The Orchid Child
Last month a great article written by David Dobbs was published in The Atlantic. It discusses research in genetics that is exploring the idea of “orchid children.”
This research contends that those children who struggle the most in early childhood – have the most tantrums, “negative” behaviors, are highly sensitive, willfully rejecting guidance and limit-setting, have the capacity to grow up to be society’s most extraordinary people….if given the right environment to grow and thrive. These are the “orchid” children.
“Most of us have genes that make us as hardy as dandelions: able to take root and survive almost anywhere. A few of us, however, are more like the orchid: fragile and fickle, but capable of blooming spectacularly if given greenhouse care. So holds a provocative new theory of genetics, which asserts that the very genes that give us the most trouble as a species, causing behaviors that are self-destructive and antisocial, also underlie humankind’s phenomenal adaptability and evolutionary success.
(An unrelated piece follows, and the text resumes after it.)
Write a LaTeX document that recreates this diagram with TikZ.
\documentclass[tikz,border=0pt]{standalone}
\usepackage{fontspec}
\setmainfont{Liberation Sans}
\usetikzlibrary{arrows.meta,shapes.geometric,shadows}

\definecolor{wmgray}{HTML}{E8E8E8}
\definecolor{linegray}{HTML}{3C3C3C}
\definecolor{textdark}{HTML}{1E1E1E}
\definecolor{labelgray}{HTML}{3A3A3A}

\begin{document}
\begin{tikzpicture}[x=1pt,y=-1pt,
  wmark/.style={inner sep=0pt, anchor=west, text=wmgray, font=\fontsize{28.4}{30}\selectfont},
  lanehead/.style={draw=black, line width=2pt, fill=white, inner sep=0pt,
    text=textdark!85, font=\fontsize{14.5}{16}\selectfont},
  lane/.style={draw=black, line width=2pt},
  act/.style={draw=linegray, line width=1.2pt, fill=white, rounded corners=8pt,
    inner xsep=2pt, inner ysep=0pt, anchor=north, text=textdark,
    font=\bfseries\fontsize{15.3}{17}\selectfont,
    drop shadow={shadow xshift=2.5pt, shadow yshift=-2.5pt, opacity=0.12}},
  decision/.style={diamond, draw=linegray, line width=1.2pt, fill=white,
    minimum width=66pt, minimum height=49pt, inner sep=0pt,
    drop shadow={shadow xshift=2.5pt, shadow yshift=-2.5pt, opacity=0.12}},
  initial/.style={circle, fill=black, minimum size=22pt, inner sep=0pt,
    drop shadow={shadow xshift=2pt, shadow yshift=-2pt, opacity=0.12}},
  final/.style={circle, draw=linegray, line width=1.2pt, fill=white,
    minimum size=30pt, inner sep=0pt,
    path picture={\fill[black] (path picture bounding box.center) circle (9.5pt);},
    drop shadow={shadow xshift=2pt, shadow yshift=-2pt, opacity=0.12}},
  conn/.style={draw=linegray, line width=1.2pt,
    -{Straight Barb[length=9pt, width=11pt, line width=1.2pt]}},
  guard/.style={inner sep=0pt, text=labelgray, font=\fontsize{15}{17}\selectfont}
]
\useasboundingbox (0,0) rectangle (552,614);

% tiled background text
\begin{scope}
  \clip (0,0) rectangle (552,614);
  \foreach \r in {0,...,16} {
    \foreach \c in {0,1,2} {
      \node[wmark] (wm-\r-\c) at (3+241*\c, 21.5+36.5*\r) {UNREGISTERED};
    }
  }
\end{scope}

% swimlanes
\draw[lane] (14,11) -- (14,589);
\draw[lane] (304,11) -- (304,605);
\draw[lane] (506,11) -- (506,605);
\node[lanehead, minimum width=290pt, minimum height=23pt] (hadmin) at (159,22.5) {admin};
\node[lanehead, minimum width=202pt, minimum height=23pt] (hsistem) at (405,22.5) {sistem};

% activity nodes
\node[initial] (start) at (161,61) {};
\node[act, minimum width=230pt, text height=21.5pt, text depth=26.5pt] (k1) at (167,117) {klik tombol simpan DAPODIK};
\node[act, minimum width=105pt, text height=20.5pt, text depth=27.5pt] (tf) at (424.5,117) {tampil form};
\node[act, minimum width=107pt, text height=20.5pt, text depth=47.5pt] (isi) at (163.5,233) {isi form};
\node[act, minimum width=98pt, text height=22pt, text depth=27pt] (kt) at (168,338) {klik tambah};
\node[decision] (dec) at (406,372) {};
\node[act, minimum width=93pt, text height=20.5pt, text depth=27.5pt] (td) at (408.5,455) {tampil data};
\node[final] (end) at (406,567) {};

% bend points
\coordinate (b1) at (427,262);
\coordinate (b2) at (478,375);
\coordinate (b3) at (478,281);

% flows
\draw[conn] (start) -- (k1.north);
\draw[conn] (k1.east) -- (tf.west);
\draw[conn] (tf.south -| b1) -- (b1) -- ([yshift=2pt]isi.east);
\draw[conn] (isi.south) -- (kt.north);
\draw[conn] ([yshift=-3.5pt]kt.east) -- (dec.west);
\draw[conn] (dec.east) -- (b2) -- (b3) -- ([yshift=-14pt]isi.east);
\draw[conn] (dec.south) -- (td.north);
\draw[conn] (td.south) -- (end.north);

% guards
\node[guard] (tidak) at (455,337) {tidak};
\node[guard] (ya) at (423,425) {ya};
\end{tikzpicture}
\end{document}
With a bad environment and poor parenting, orchid children can end up depressed, drug-addicted, or in jail—but with the right environment and good parenting, they can grow up to be society’s most creative, successful, and happy people.”
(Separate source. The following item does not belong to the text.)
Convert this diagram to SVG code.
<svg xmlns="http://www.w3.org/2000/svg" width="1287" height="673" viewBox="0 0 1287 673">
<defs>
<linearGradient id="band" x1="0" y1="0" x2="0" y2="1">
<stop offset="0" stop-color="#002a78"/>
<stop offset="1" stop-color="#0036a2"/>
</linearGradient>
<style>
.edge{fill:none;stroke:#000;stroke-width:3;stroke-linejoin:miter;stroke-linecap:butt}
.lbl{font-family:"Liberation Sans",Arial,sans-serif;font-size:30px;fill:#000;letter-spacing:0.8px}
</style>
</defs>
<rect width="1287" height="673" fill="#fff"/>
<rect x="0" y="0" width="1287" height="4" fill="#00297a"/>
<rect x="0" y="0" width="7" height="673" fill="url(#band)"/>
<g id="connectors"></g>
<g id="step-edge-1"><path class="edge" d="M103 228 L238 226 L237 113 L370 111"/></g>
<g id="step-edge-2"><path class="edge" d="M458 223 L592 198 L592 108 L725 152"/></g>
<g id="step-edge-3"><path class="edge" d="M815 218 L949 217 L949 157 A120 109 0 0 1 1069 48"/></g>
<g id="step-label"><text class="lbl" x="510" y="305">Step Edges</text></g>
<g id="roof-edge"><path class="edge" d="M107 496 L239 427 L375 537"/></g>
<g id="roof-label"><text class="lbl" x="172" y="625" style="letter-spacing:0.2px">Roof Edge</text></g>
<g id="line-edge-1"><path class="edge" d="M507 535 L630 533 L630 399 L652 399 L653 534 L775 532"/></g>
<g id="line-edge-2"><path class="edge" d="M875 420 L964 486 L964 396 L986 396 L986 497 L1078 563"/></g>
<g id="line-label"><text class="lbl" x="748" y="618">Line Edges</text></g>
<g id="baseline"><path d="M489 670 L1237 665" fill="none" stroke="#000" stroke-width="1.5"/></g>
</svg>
The article is fascinating, and worth the read. It also affirms what many parents with “hard” kids already know. They have very bright, creative, complex little people in their care that are often very, very hard to parent.
It can feel discouraging and hopeless sometimes, when you have been gifted with a child that won’t snuggle or interact or comply as easily as the rest in the playgroup…who always seems a bit “more.” We often go inward and blame ourselves for failings that feel insurmountable, and whither away from perceived judgment of other parents who don’t understand. It is rough…and lonely, to parent an “orchid” child.
But this research gives another perspective. Kids who are highly sensitive or challenging to parent in childhood have incredible opportunities ahead, if we can nurture them while they grow. We aren’t just helping our “hard’ kids survive, we are growing them to be extraordinary human beings.